C’est un autre économiste, Bruno Amable, qui, en 1997, tentera un regroupement des SNI en quatre grands types [iv] :
  1. Le système marchand (Royaume-Uni, États-Unis, Canada et Australie), qui se spécialise dans les secteurs de l’aéronautique, de la chimie, de l’électronique (TIC) et de la pharmaceutique.  Le système marchand est aussi caractérisé par une R-D militaire forte (à quelques exceptions près) et par des dépenses élevées dans l’enseignement supérieur.
  2. Le système issu de l’intégration européenne (Allemagne, Belgique, France, Italie, Pays-Bas, etc.), lequel se spécialise aussi en aéronautique, chimie et pharmaceutique, mais qui est très faible dans le secteur des technologies de l’information et des communications (TIC) ainsi que dans les ressources naturelles.  Ce groupe est cependant très peu cohérent à cause des grandes variations culturelles et financières entre les pays.
  3. Le système social-démocrate (Danemark, Finlande, Norvège et Suède), qui se spécialise dans les secteurs des ressources naturelles, des biens d’équipement et de transport ainsi que dans les TIC.  Le type social-démocrate dépense aussi beaucoup en éducation supérieure, mais leur système financier est généralement faible.
  4. Le système corporatiste (Japon, Corée), qui se spécialise dans les secteurs de l’automobile et de l’électronique.  Les recherches et investissements du système corporatif sont cependant axés vers l’industrie elle-même et non pas vers la science.
Le Canada est issu du système marchand [v], mais, contrairement à ses pairs, il n’a pas investi beaucoup, historiquement, dans le secteur de la sécurité, que ce soit au point de vue du militaire ou de l’électronique (TIC).  Est-ce que ce fut une erreur?  On peut le croire,  considérant l’état de la situation actuelle avec le virus Heartbleed!

À mon avis, notre système national d’innovation canadien, et en tête de liste le « Conseil national de recherches Canada »[vi], devra se réorienter et rediriger une plus forte proportion des investissements en innovation pour la protection de nos renseignements, car en ce moment, la situation que nous vivons n’est pas simplement une question de perte de mot de passe, mais bien de sécurité nationale!



[i] Hugo De Grandpré, “Heartbleed force la suspension de plusieurs services fédéraux,” La Presse, avril 2014, sec. Affaires, http://www.lapresse.ca/actualites/national/201404/11/01-4756646-heartbleed-force-la-suspension-de-plusieurs-services-federaux.php.

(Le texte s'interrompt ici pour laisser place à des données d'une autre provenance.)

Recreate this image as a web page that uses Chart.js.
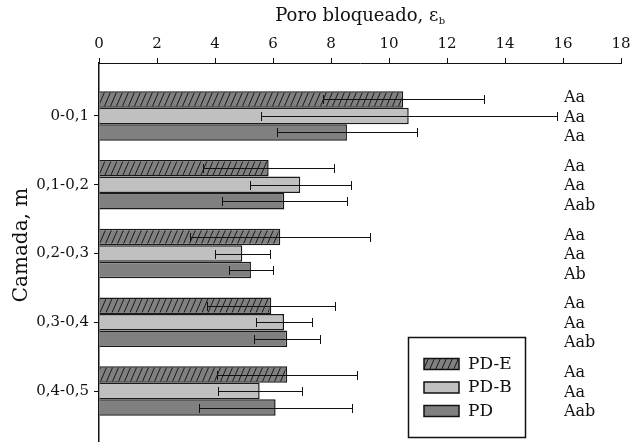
<!DOCTYPE html>
<html>
<head>
<meta charset="utf-8">
<script src="https://cdn.jsdelivr.net/npm/chart.js@4.4.0/dist/chart.umd.min.js"></script>
<style>
html,body{margin:0;padding:0;background:#fff;}
#wrap{width:630px;height:442px;}
</style>
</head>
<body>
<div id="wrap"><canvas id="c" width="630" height="442"></canvas></div>
<script>
const categories = ['0-0,1', '0,1-0,2', '0,2-0,3', '0,3-0,4', '0,4-0,5'];
const seriesNames = ['PD-E', 'PD-B', 'PD'];
const pdE = [10.49, 5.85, 6.25, 5.94, 6.49];
const pdB = [10.68, 6.94, 4.94, 6.38, 5.54];
const pd  = [8.55, 6.39, 5.24, 6.49, 6.09];
const sdPdE = [2.78, 2.25, 3.10, 2.20, 2.42];
const sdPdB = [5.10, 1.75, 0.95, 0.95, 1.45];
const sdPd  = [2.42, 2.15, 0.77, 1.13, 2.65];
const letters = [
  ['Aa', 'Aa', 'Aa'],
  ['Aa', 'Aa', 'Aab'],
  ['Aa', 'Aa', 'Ab'],
  ['Aa', 'Aa', 'Aab'],
  ['Aa', 'Aa', 'Aab']
];
const xTicks = [0, 2, 4, 6, 8, 10, 12, 14, 16, 18];

const FONT = '"DejaVu Serif", serif';
const INK = '#111';

function hatch(bg) {
  const w = 6, h = 14;
  const c = document.createElement('canvas');
  c.width = w; c.height = h;
  const g = c.getContext('2d');
  g.fillStyle = bg; g.fillRect(0, 0, w, h);
  g.strokeStyle = '#1a1a1a'; g.lineWidth = 1;
  for (const dx of [-w, 0, w]) {
    g.beginPath(); g.moveTo(dx, h); g.lineTo(dx + w, 0); g.stroke();
  }
  return g.createPattern(c, 'repeat');
}
const fills = [hatch('#808080'), '#c0c0c0', '#808080'];
const values = [pdE, pdB, pd];
const sds = [sdPdE, sdPdB, sdPd];

const custom = {
  id: 'custom',
  afterDatasetsDraw(chart) {
    const ctx = chart.ctx, xs = chart.scales.x;
    ctx.save();
    ctx.strokeStyle = INK; ctx.lineWidth = 1;
    values.forEach((vals, i) => {
      const meta = chart.getDatasetMeta(i);
      meta.data.forEach((bar, j) => {
        const y = Math.round(bar.y) + 0.5;
        const x1 = Math.round(xs.getPixelForValue(vals[j] - sds[i][j])) + 0.5;
        const x2 = Math.round(xs.getPixelForValue(vals[j] + sds[i][j])) + 0.5;
        ctx.beginPath();
        ctx.moveTo(x1, y); ctx.lineTo(x2, y);
        ctx.moveTo(x1, y - 4.5); ctx.lineTo(x1, y + 4.5);
        ctx.moveTo(x2, y - 4.5); ctx.lineTo(x2, y + 4.5);
        ctx.stroke();
      });
    });
    ctx.restore();
  },
  afterDraw(chart) {
    const ctx = chart.ctx, ca = chart.chartArea, ys = chart.scales.y;
    ctx.save();
    ctx.fillStyle = INK;
    // x title with subscript
    ctx.font = '18px ' + FONT;
    const main = 'Poro bloqueado, ε';
    const w1 = ctx.measureText(main).width;
    ctx.font = '10px ' + FONT;
    const w2 = ctx.measureText('b').width;
    const cx = (ca.left + ca.right) / 2;
    const sx = cx - (w1 + w2) / 2;
    ctx.textBaseline = 'alphabetic'; ctx.textAlign = 'left';
    ctx.font = '18px ' + FONT;
    ctx.fillText(main, sx, 21);
    ctx.font = '10px ' + FONT;
    ctx.fillText('b', sx + w1 + 0.5, 24);
    // y title
    ctx.save();
    ctx.font = '20px ' + FONT;
    ctx.translate(27, 245);
    ctx.rotate(-Math.PI / 2);
    ctx.textAlign = 'center';
    ctx.fillText('Camada, m', 0, 0);
    ctx.restore();
    // significance letters
    ctx.font = '16px ' + FONT;
    ctx.textAlign = 'left'; ctx.textBaseline = 'middle';
    letters.forEach((row, j) => {
      const yc = ys.getPixelForValue(j) + 1.5;
      row.forEach((t, i) => ctx.fillText(t, 564, yc + (i - 1) * 19.5));
    });
    // legend
    ctx.strokeStyle = INK; ctx.lineWidth = 1.5;
    ctx.strokeRect(408.5, 337.5, 117, 100);
    const rows = [364, 387.5, 411];
    ctx.font = '17px ' + FONT;
    seriesNames.forEach((n, i) => {
      ctx.fillStyle = fills[i];
      ctx.fillRect(424, rows[i] - 5.5, 35, 11);
      ctx.strokeStyle = INK; ctx.lineWidth = 1.5;
      ctx.strokeRect(424, rows[i] - 5.5, 35, 11);
      ctx.fillStyle = INK;
      ctx.fillText(n, 468, rows[i] + 0.5);
    });
    ctx.restore();
  }
};

const datasets = seriesNames.map((n, i) => ({
  label: n,
  data: values[i].map((v, j) => ({ x: v, y: j })),
  backgroundColor: fills[i],
  borderColor: '#1a1a1a',
  borderWidth: 1.5,
  categoryPercentage: 0.72,
  barPercentage: 1.0
}));

new Chart(document.getElementById('c'), {
  type: 'bar',
  data: { datasets },
  options: {
    responsive: false,
    animation: false,
    indexAxis: 'y',
    layout: { padding: { left: 0, right: 9, top: 0, bottom: 0 } },
    plugins: { legend: { display: false }, tooltip: { enabled: false } },
    scales: {
      x: {
        type: 'linear', position: 'top', min: 0, max: 18, offset: false,
        afterFit(s) { s.height = 63; s.paddingLeft = 0; s.paddingRight = 0; },
        afterBuildTicks(s) { s.ticks = xTicks.map(v => ({ value: v })); },
        ticks: { color: INK, font: { family: FONT, size: 15 }, padding: 5 },
        grid: { offset: false, drawOnChartArea: false, drawTicks: true, tickLength: 5, color: INK },
        border: { display: true, color: INK, width: 1 }
      },
      y: {
        type: 'linear', reverse: true, min: -0.77, max: 4.74, offset: false,
        afterFit(s) { s.width = 99; s.paddingTop = 0; s.paddingBottom = 0; },
        afterBuildTicks(s) { s.ticks = categories.map((c, i) => ({ value: i })); },
        ticks: { color: INK, font: { family: FONT, size: 15 }, padding: 5,
                 callback: (v) => categories[v] },
        grid: { offset: false, drawOnChartArea: false, drawTicks: true, tickLength: 5, color: INK },
        border: { display: true, color: INK, width: 1.5 }
      }
    }
  },
  plugins: [custom]
});
</script>
</body>
</html>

[ii] “Christopher Freeman,” The Telegraph, September 7, 2010, sec. Politics obituaries, http://www.telegraph.co.uk/news/obituaries/politics-obituaries/7987544/Christopher-Freeman.html.
[iii] Christopher Freeman, Technology, Policy, and Economic Performance: Lessons from Japan (London ; New York: Pinter Publishers, 1987).
[iv] Bruno Amable, Les Systèmes D’innovation À L’ère de La Globalisation (Paris: Economica, 1997).
[v] Jorge Niosi, Canada’s National System of Innovation (Montreal ; Ithaca: McGill-Queen’s University Press, 2000).